Boosting cold transport supply chain sustainability
The first ever ‘clean cold’ conference aims to find innovative solutions to improve the sustainability of refrigerated transport in the supply chain.
In today’s global market, cold storage facilities and refrigerated transport are vital for transporting food around the world as quickly and efficiently as possible, so that it reaches the end customer in the best possible condition.
Those operating in or relying on the cold transport industry face some key challenges, most notably dealing with variances in temperature; a temperature difference of just a few degrees during transportation can impact significantly on food quality, potentially leading to large scale losses, so ensuring proper storage and handling throughout the supply chain is critical.
As well as these more traditional challenges, companies in the food business are also increasingly having to consider the environmental impact of their cold transport supply chain.
The environmental challenges posed by the cold transport supply chain are twofold. The first of these is food waste. With an estimated 50% of food being wasted between farm and fork, food waste is a huge global challenge. Around 200 tonnes of this wasted food is thought to be lost due to cooling limitations in the supply chain; this loss is equivalent to almost twice the land area of Australia and contributes more than three billion tonnes of carbon dioxide to the atmosphere.
The second, but just as pressing, threat is the carbon emissions generated by the refrigerated transport itself, with experts predicting that reliance on artificial cooling could be responsible for around 13% of the world’s CO2 emissions by 2030 – a figure that is likely to cause significant logistical and political challenges.
With temperature controlled transport so crucial to the international food trade, and with climate change an ever-growing concern, it’s vital for the industry that these issues are addressed and resolved.

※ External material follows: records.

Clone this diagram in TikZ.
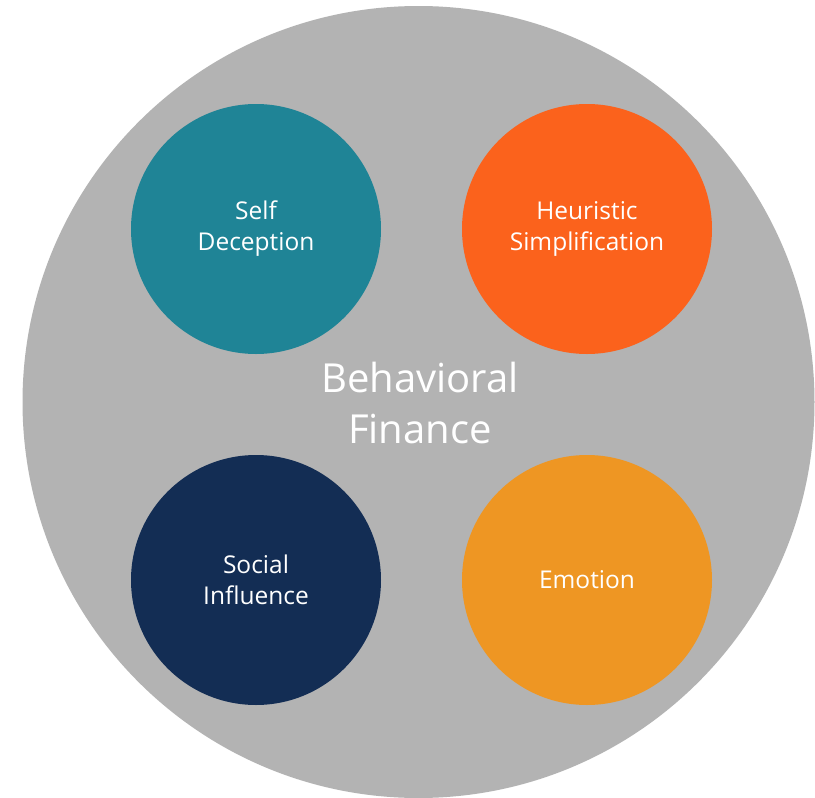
\documentclass[tikz,border=0pt]{standalone}
\usepackage{fontspec}
\setmainfont{Open Sans}
\definecolor{biggray}{HTML}{B3B3B3}
\definecolor{tealc}{HTML}{1F8496}
\definecolor{orangec}{HTML}{FB621C}
\definecolor{navyc}{HTML}{132D54}
\definecolor{amberc}{HTML}{EE9623}
\begin{document}
\begin{tikzpicture}[x=1pt,y=-1pt,
  bubble/.style={circle,minimum size=250pt,inner sep=0pt,text=white,align=center,
    font=\fontsize{24.5}{31}\selectfont}]
\useasboundingbox (0,0) rectangle (815,798);
\fill[white] (0,0) rectangle (815,798);
\node[circle,fill=biggray,minimum size=792pt,inner sep=0pt] (main) at (418.5,402) {};
\node[text=white,align=center,font=\fontsize{40}{51}\selectfont] (title) at (420,403) {Behavioral\\Finance};
\node[bubble,fill=tealc] (self) at (256,229) {Self\\Deception};
\node[bubble,fill=orangec] (heur) at (587,229) {Heuristic\\Simplification};
\node[bubble,fill=navyc] (soc) at (256,580) {Social\\Influence};
\node[bubble,fill=amberc] (emo) at (587,580) {Emotion};
\end{tikzpicture}
\end{document}
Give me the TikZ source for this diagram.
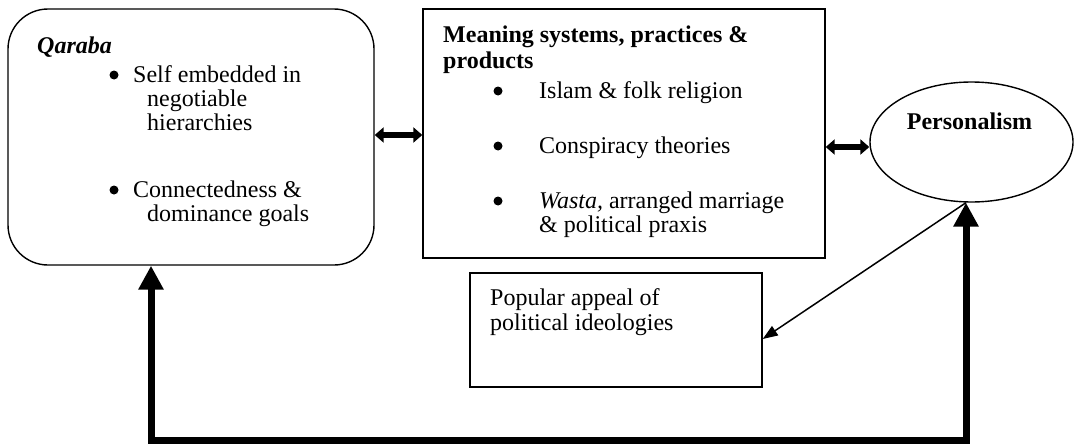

Finding solutions to these problems is the focus of the first global ‘clean-cold’ congress, which will be held in April at the University of Birmingham. With over 100 predicted attendees from across the energy efficiency, cooling and political sectors, this two day event aims to address the key challenges posed by the changing nature of artificial cooling demand across the globe.
Experts and decision makers in this field will explore how the industry can tackle post-harvest food loss, as well as investigating how the cold transport supply chain can benefit from more sustainable approaches. As well as discussing the challenges, the event will also act as a forum to examine potential opportunities and greener solutions, looking to both existing and future projects for inspiration. In particular, organisers will be hoping to hear about clean cooling initiatives, and will be expecting attendees to work together and share examples of best practice in order to come up with creative answers to the challenges of sustainable cooling.
Pawanexh Kohli, a keynote speaker at the conference and Chief Executive of the National Centre for Cold-chain Development in India, emphasised the importance of cold transport, and the need for joint working and new ideas.
“Refrigerated logistics is critical to managing our food resources, expanding market frontiers and reducing food loss.
At the same time, we also need to reduce the impact of our logistics on our environment, and that requires international collaboration.
We need innovation today, to develop the sustainable cold chain of tomorrow.”